Andrew Cohen <aco...@ust.hk> writes:

>>>>>> "EA" == Eric Abrahamsen <e...@ericabrahamsen.net> writes:
>
>
> [...]
>
>
>     EA> Next, I think it's a reasonable design decision to say that
>     EA> referring a thread from within an nnselect group should search
>     EA> that group's constituent groups, not the group itself. What I'm
>     EA> seeing is that nnselect actually does that (if we're using
>     EA> search for thread-referral, it nixes out the group argument and
>     EA> searches the whole original server(s)), but then an error is
>     EA> raised later on, when we try to fetch the headers (line 656). I
>     EA> can see that all the thread article numbers are returned
>     EA> correctly, but then when we get to `gnus-fetch-headers' I get an
>     EA> args-out-of-range error, it looks like because we're looking for
>     EA> the index of an article number in the original (smaller) list of
>     EA> newsgroup headers. This was referring a thread from a summary
>     EA> buffer that contained only a single message.
>
>     EA> Andy, does that sound familiar?
>
> Err, no. I use this constantly in nnselect groups and have no
> errors. And I just tried it with an nnselect summary buffer with a
> single message with no trouble.

Thanks for the swift and thorough response!

> Maybe its backend specific? I am using imap... I suspect it is still
> some kind of notmuch problem.

I really, really hope not, as the whole point of all this was complete
code isolation. I don't see how it could be, as new-nnselect-artlist was
populated correctly, and after that notmuch doesn't seem to be involved.

> I admit the code for this is a bit hairy, but it tries to do the
> following:
>
> Identify the potential groups that might hold related articles (this is
> a bit more than just searching all the groups; If
> =gnus-refer-thread-use-search= is true, search ALL groups on the
> corresponding servers in the current nnselect group, but this isn't
> relevant here).
>
> If any hits are found they are MERGED into the nnselect group (by
> extending the selection). Then the headers are retrieved with
> =gnus-fetch-headers=.
>
> Gory details to help debugging:
>
> The search results are held in new-nnselect-artlist, so you can inspect
> this to see if the search result is correct---it should be the usual vector of
> vectors e.g. [["nnimap+server:group" 47 100] ["nnimap+server:group" 49
> 100]]. 
>
> The mapc merges these into the current selection (its a merge rather
> than append because some of the searched-for articles are already in the
> selection; the virtual group numbers of these articles are collected in
> =old-arts=).  As a side effect it counts the number of genuinely new
> articles, numbered =first= to =last=.
>
> Then we fetch the headers of all the articles in the thread (both the
> old and the new). That is the =gnus-fetch-headers= in the next code
> block.  You can check this by comparing with the
> =gnus-newsgroup-selection=; this is the full vector of articles (all the
> original articles in the nnselect plus all the new ones). The virtual
> group article number is just the location in the vector. So you can
> compare old-arts, first, and last to see that it is all correct.
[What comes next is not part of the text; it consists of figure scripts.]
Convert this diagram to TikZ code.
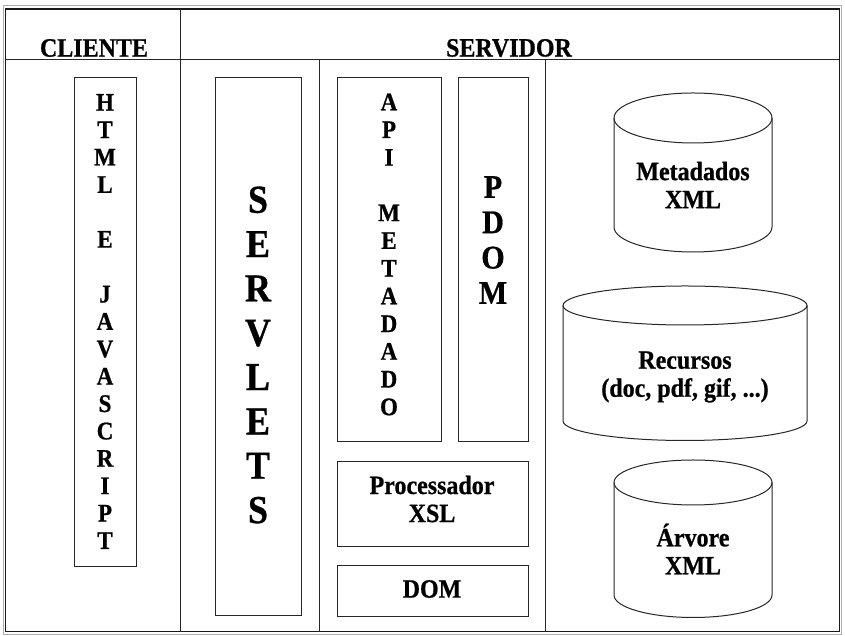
\documentclass[tikz,border=0pt]{standalone}
\usepackage{fontspec}
\setmainfont{Liberation Serif}[BoldFeatures={FakeBold=0.8}]
\begin{document}
\begin{tikzpicture}[x=1pt,y=1pt,line width=1pt,
  every node/.style={inner sep=0pt, align=center},
  label text/.style={yscale=1.1, transform shape, font=\bfseries\fontsize{24}{25.5}\selectfont},
  box/.style={draw=black!85, rectangle},
  stack/.style={label text, font=\bfseries\fontsize{23}{24.9}\selectfont},
  rule/.style={draw=black!85, line width=1pt}]
\useasboundingbox (0,0) rectangle (845,636);

% double outer frame
\draw[gray!65, line width=0.8pt] (3.3,2) rectangle (841.7,631);
\draw[black!90, line width=1.1pt] (5.7,4.3) rectangle (839.3,627);

% column dividers
\coordinate (hl) at (5.7,576);   \coordinate (hr) at (839.3,576);
\coordinate (v1t) at (180,627);  \coordinate (v1b) at (180,4.3);
\coordinate (v2t) at (319,576);  \coordinate (v2b) at (319,4.3);
\coordinate (v3t) at (545,576);  \coordinate (v3b) at (545,4.3);
\draw[rule] (hl) -- (hr);
\draw[rule] (v1t) -- (v1b);
\draw[rule] (v2t) -- (v2b);
\draw[rule] (v3t) -- (v3b);

% headings
\node[label text] (cliente) at (94,588) {CLIENTE};
\node[label text] (servidor) at (509,588) {SERVIDOR};

% client column
\node[box, minimum width=62pt, minimum height=489pt] (htmlbox) at (105,313.5) {};
\node[stack] (htmltxt) at (105,314.5) {H\\T\\M\\L\\\mbox{}\\E\\\mbox{}\\J\\A\\V\\A\\S\\C\\R\\I\\P\\T};

% servlets
\node[box, minimum width=86pt, minimum height=538pt] (servbox) at (258,289) {};
\node[label text, font=\bfseries\fontsize{36}{40.3}\selectfont] (servtxt) at (258,281) {S\\E\\R\\V\\L\\E\\T\\S};

% API / PDOM / XSL / DOM
\node[box, minimum width=104pt, minimum height=364pt] (apibox) at (389,376) {};
\node[stack, font=\bfseries\fontsize{23}{25.2}\selectfont] (apitxt) at (389,381.5) {A\\P\\I\\\mbox{}\\M\\E\\T\\A\\D\\A\\D\\O};

\node[box, minimum width=70pt, minimum height=364pt] (pdombox) at (493,376) {};
\node[label text, font=\bfseries\fontsize{30}{32.1}\selectfont] (pdomtxt) at (493,396) {P\\D\\O\\M};

\node[box, minimum width=191pt, minimum height=85pt] (xslbox) at (432.5,131.5) {};
\node[label text] (xsltxt) at (432,137) {Processador\\XSL};

\node[box, minimum width=191pt, minimum height=51pt] (dombox) at (432.5,44.5) {};
\node[label text] (domtxt) at (432,47) {DOM};

% data stores
\newcommand\storecyl[5]{% cx, top-y, bottom-y, rx, ry
  \draw[black!85] (#1-#4,#2) -- (#1-#4,#3)
    arc[start angle=180,end angle=360,x radius=#4,y radius=#5] -- (#1+#4,#2);
  \draw[black!85] (#1,#2) ellipse[x radius=#4,y radius=#5];}

\storecyl{693}{518}{409}{79}{25}
\node[label text] (meta) at (693,451) {Metadados\\XML};

\storecyl{685}{330.5}{215}{122}{19.5}
\node[label text] (rec) at (685,259) {Recursos\\(doc, pdf, gif, ...)};

\storecyl{693}{153.5}{41}{79}{22.5}
\node[label text] (arv) at (693,87) {Árvore\\XML};
\end{tikzpicture}
\end{document}
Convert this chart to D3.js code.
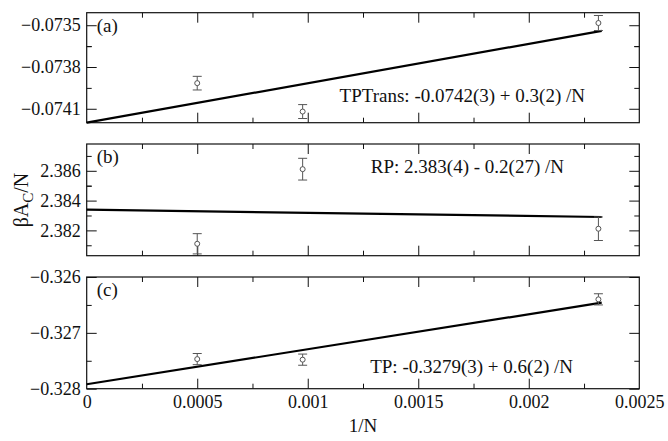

In my edebugging test, "new-nnselect-artlist" held the correct
(newly-found) article vectors. Then when the code got here:

(append (sort old-arts #'<)
        (number-sequence first last))

old-arts held all the newly-found article numbers. So the mapc seemed to
add all articles in "new-nnselect-artlist".

Then "first" was 2 and "last" was 1, so `number-sequence' returned nil
-- that's expected, yes?

Then I stepped forward to the `gnus-fetch-headers' call, and got args
out of range, the sequence being a vector holding the single vector of
the _original_ message that was in the nnselect group, and the index
being 14, the highest of the newly-found article numbers.

Setting up testing takes a little bit, I'm going to do some automation
for gnus-mock, and then jump back into this.